Related to Engineering Branches
  • Rose Faghih , Massachusetts Institute of Technology
    Answered Wednesday, December 25, 2013 at 1:27 AM


    Dear Penelope,

    Generally, how hands-on ME is compared to EE depends on the curriculum in the particular university you are in. Though, generally, ME might be more hands-on than EE. In EE, core hands-on courses usually include a digital circuits lab and an analog circuits lab, and perhaps a requirement for everyone to take an advanced lab course from a list of topics in their senior year, and maybe an additional hands-on capstone project. EE programs usually also have at least a programming course as a requirement.

    If you study ME, you will be able to crossover and take some of the EE courses, but as you proceed to junior and senior years, this might become harder for certain courses since the courses tend to become more specialized and have more advanced prerequisites, such as some hands-on courses that require prior experience with certain lab skills. Though, as I will explain in the next paragraph, there is some overlap between these two fields, especially in the more analytical areas.

    In terms of utilizing your analytical and problem solving skills, both EE and ME could be good choices for you as long as you choose your coursework properly; though, in general, the core courses in EE programs in many universities have a slightly more theoretical flavor. For instance, the areas of control theory, communication (including information theory), and signal processing, which are typically considered as core areas in EE, are some of the most analytical areas in engineering that require a solid mathematical foundation. Control theory, and even signal processing, are widely used in ME as well, and depending on the university you are in, they may be considered as core topics both in EE and ME (as well as aerospace engineering). However, both EE and ME also include topics that do not really overlap much with each other, and these topics could be theoretical, hand-on, or both. For instance, EE includes topics in electro-physics such as solid state devices, photonics, optics, electromagnetics, etc., which could be both analytical and experimental, depending on what type of advanced coursework you pick. While some of these topics are related to other engineering fields such as materials engineering and even mechanical engineering, many of their aspects/applications often tend to be considerably more specific to EE than any other engineering field.  

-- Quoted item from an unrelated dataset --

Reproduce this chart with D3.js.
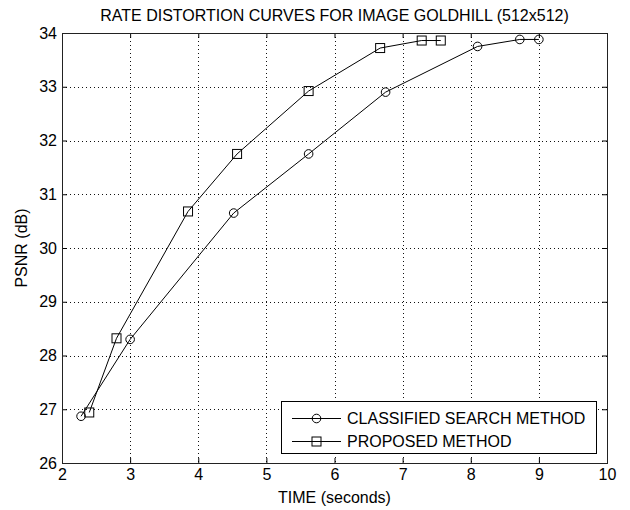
<!DOCTYPE html>
<html>
<head>
<meta charset="utf-8">
<script src="https://cdn.jsdelivr.net/npm/d3@7"></script>
<style>
  html, body { margin: 0; padding: 0; background: #fff; }
  text { font-family: Arial, "Liberation Sans", Helvetica, sans-serif; fill: #000; }
</style>
</head>
<body>
<svg id="chart" width="630" height="510"></svg>
<script>
// Rate–distortion measurements: encoding time (s) vs PSNR (dB)
const classifiedTime = [2.28, 3.0, 4.52, 5.62, 6.75, 8.1, 8.72, 9.0];
const classifiedPsnr = [26.87, 28.3, 30.65, 31.75, 32.9, 33.75, 33.88, 33.88];
const proposedTime = [2.4, 2.8, 3.85, 4.57, 5.62, 6.67, 7.28, 7.56];
const proposedPsnr = [26.94, 28.32, 30.68, 31.75, 32.92, 33.72, 33.86, 33.86];

const xTicks = [2, 3, 4, 5, 6, 7, 8, 9, 10];
const yTicks = [26, 27, 28, 29, 30, 31, 32, 33, 34];
const seriesNames = ["CLASSIFIED SEARCH METHOD", "PROPOSED METHOD"];

const titleText = "RATE DISTORTION CURVES FOR IMAGE GOLDHILL (512x512)";
const xLabel = "TIME (seconds)";
const yLabel = "PSNR (dB)";

const svg = d3.select("#chart");
const plot = { left: 62, right: 607, top: 33, bottom: 463 };

const x = d3.scaleLinear().domain([2, 10]).range([plot.left, plot.right]);
const y = d3.scaleLinear().domain([26, 34]).range([plot.bottom, plot.top]);

const fontSize = 16;

// dotted grid
const grid = svg.append("g").attr("stroke", "#111").attr("stroke-width", 1)
  .attr("stroke-dasharray", "1,3").attr("shape-rendering", "crispEdges");
grid.selectAll("line.gx").data(xTicks.slice(1, -1)).join("line")
  .attr("x1", d => Math.round(x(d)) + 0.5).attr("x2", d => Math.round(x(d)) + 0.5)
  .attr("y1", plot.top).attr("y2", plot.bottom);
grid.selectAll("line.gy").data(yTicks.slice(1, -1)).join("line")
  .attr("y1", d => Math.round(y(d)) + 0.5).attr("y2", d => Math.round(y(d)) + 0.5)
  .attr("x1", plot.left).attr("x2", plot.right);

// axes with inward ticks on all four sides
function styleAxis(g) {
  g.select(".domain").remove();
  g.selectAll(".tick line").attr("stroke", "#000");
  g.selectAll("text").attr("font-size", fontSize)
    .attr("font-family", "Arial, 'Liberation Sans', sans-serif").attr("fill", "#000");
}
svg.append("g").attr("transform", `translate(0,${plot.bottom})`)
  .call(d3.axisBottom(x).tickValues(xTicks).tickFormat(d3.format("d")).tickSizeInner(-5).tickPadding(6))
  .call(styleAxis);
svg.append("g").attr("transform", `translate(0,${plot.top})`)
  .call(d3.axisTop(x).tickValues(xTicks).tickFormat("").tickSizeInner(-5))
  .call(styleAxis);
svg.append("g").attr("transform", `translate(${plot.left},0)`)
  .call(d3.axisLeft(y).tickValues(yTicks).tickFormat(d3.format("d")).tickSizeInner(-5).tickPadding(5))
  .call(styleAxis);
svg.append("g").attr("transform", `translate(${plot.right},0)`)
  .call(d3.axisRight(y).tickValues(yTicks).tickFormat("").tickSizeInner(-5))
  .call(styleAxis);

// axes box
svg.append("rect")
  .attr("x", plot.left + 0.5).attr("y", plot.top + 0.5)
  .attr("width", plot.right - plot.left).attr("height", plot.bottom - plot.top)
  .attr("fill", "none").attr("stroke", "#222").attr("stroke-width", 1);

// curves
const line = d3.line().x(d => x(d[0])).y(d => y(d[1]));
const classified = d3.zip(classifiedTime, classifiedPsnr);
const proposed = d3.zip(proposedTime, proposedPsnr);

function drawSeries(data, marker) {
  const g = svg.append("g");
  g.append("path").datum(data).attr("d", line)
    .attr("fill", "none").attr("stroke", "#000").attr("stroke-width", 1);
  if (marker === "circle") {
    g.selectAll("circle").data(data).join("circle")
      .attr("cx", d => x(d[0])).attr("cy", d => y(d[1])).attr("r", 4.3)
      .attr("fill", "none").attr("stroke", "#000").attr("stroke-width", 1);
  } else {
    g.selectAll("rect").data(data).join("rect")
      .attr("x", d => x(d[0]) - 4.5).attr("y", d => y(d[1]) - 4.5)
      .attr("width", 9).attr("height", 9)
      .attr("fill", "none").attr("stroke", "#000").attr("stroke-width", 1);
  }
}
drawSeries(classified, "circle");
drawSeries(proposed, "square");

// legend
const legend = svg.append("g");
legend.append("rect").attr("x", 281.5).attr("y", 401.5).attr("width", 315).attr("height", 52)
  .attr("fill", "#fff").attr("stroke", "#000").attr("stroke-width", 1);
seriesNames.forEach((name, i) => {
  const cy = 418 + i * 23;
  legend.append("line").attr("x1", 292).attr("x2", 341).attr("y1", cy + 0.5).attr("y2", cy + 0.5)
    .attr("stroke", "#000").attr("stroke-width", 1);
  if (i === 0) {
    legend.append("circle").attr("cx", 316.5).attr("cy", cy + 0.5).attr("r", 4.3)
      .attr("fill", "none").attr("stroke", "#000");
  } else {
    legend.append("rect").attr("x", 312).attr("y", cy - 4).attr("width", 9).attr("height", 9)
      .attr("fill", "none").attr("stroke", "#000");
  }
  legend.append("text").attr("x", 347).attr("y", cy + 6).attr("font-size", fontSize).text(name);
});

// titles
svg.append("text").attr("x", (plot.left + plot.right) / 2).attr("y", 21)
  .attr("text-anchor", "middle").attr("font-size", fontSize).text(titleText);
svg.append("text").attr("x", (plot.left + plot.right) / 2).attr("y", 503)
  .attr("text-anchor", "middle").attr("font-size", fontSize).text(xLabel);
svg.append("text").attr("transform", `translate(27,${(plot.top + plot.bottom) / 2}) rotate(-90)`)
  .attr("text-anchor", "middle").attr("font-size", fontSize).text(yLabel);
</script>
</body>
</html>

    Considering that you have good analytical skills, I should also add that with the advent of big data analytics, fields such as electrical engineering and computer science (CS) that build a strong mathematical foundation for students at the undergraduate level are becoming very popular, particularly among those students who find themselves more interested in engineering than in pure math or statistics. A double major in EE (or maybe ME if you like ME better) and CS (and maybe a minor in math or statistics) can build a very strong background at the undergraduate level in terms of utilizing your analytical and problem-solving skills.  

    As for your interest in robotics, energy, and environmental sustainability, both EE and ME are closely related to these areas; so, either way, you'll be able to get into these areas. The only difference would be the type of problem you will be solving in any of these areas, which would depend on whether you have an EE or an ME background.